The Power of Sex!

I saw a video of a man who caught his wife in the hotel with another man. In the video, the ‘other’ man ran to his car while the husband kept videoing his wife, and the wife was moving out of his camera lens, but you can hear the hurt in the husband’s voice confirming that she was at the hotel with another man.

To be honest, I don’t think it was hurt I heard from the husband,
it was more like ‘disgust’ for the act. I think there was even a part he went close to the ‘other’ man’s car and peeped to say ‘thank you’. Of course, he didn’t mean the thank you or maybe he did, because you never really know if he’s wanted out but couldn’t know how. so the man is given the ‘real’ reason to let go.

Anyway, the video hasn’t left my head for many reasons, but more importantly, because almost all the comments on that post were all-around sex, and it just didn’t sit well with me.

From where I sit, I want to believe that no one goes out of their way to cheat just for sex.

It just didn’t sit well with them to think that lady I saw in that video didn’t mind her marital oath and stepped out for just sex.

I am struggling to believe that genuinely, any sane human will or could step out of a relationship just for sex.

Don’t get me wrong, sex is important, and a great add-on in romance, but anyone would step out of a partner who does right by them just for sex?
Nahh!

It doesn’t matter how great any sex is, it’s for a moment. So, you would for a few seconds of cum feeling or a few minutes of orgasm destroy a relationship? It can’t be.

No one can be that daft!
(Except of course, it’s an addiction, and that is a different scenerio and out of context).
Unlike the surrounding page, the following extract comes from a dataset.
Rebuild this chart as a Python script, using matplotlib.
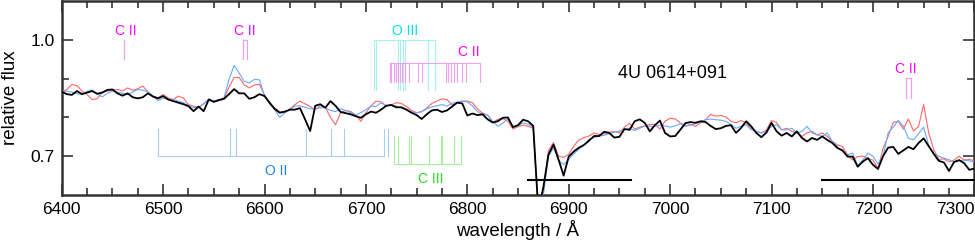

Now, I am not saying that people can’t cheat, and I am not saying that any reason to cheat makes sense. I am just saying that if the only reason you ruin a relationship, especially a marriage, is just for sex, there is something wrong and maybe wrong with you.

Something has to be wrong. Except I am the one who doesn’t understand the true power of sex!

6 thoughts on “The Power of Sex!

  1. Great sex can make your brain leave you for a sec. So yes anyone can leave a good relationship for sex and it doesn’t mean they want to intentionally destroy their relationship, it’s just that at that point, it’s just the sex that matters.

    1. I could agree, I just don’t think anyone should live in the present so much they get carried away with mins of pleasure. By all means if it means more, but for few mins of pleasure… nahhh!

  2. Maybe you are looking at it from a female point of view, and yes the example you sited is of a woman. But in the case where the sides are turned, I think men view sex differently and it might not be as straightforward as you think. This is not an excuse for men or women to cheat, but from what I’ve gathered, the male specie and sex are a pretty complex mix.

    1. Reading your response just makes me realize that I totally spoke from my view. Maybe really the male gender view seems differently and some women might be inclined in that direction too. But such a waste of ‘essence’ to lose all just for six. By all means lose it for something worth, except of course if the few mons is worth it for them regardless of the duration.

  3. When it gets to sex, some lack selfcontrol and they will rather blame it on other things rather than getting themselves the necessary help needed.
    Also, I would say this is one of the many disadvantage of having sex partners before marriage. So yes, sex could be a thing to why certain people cheat.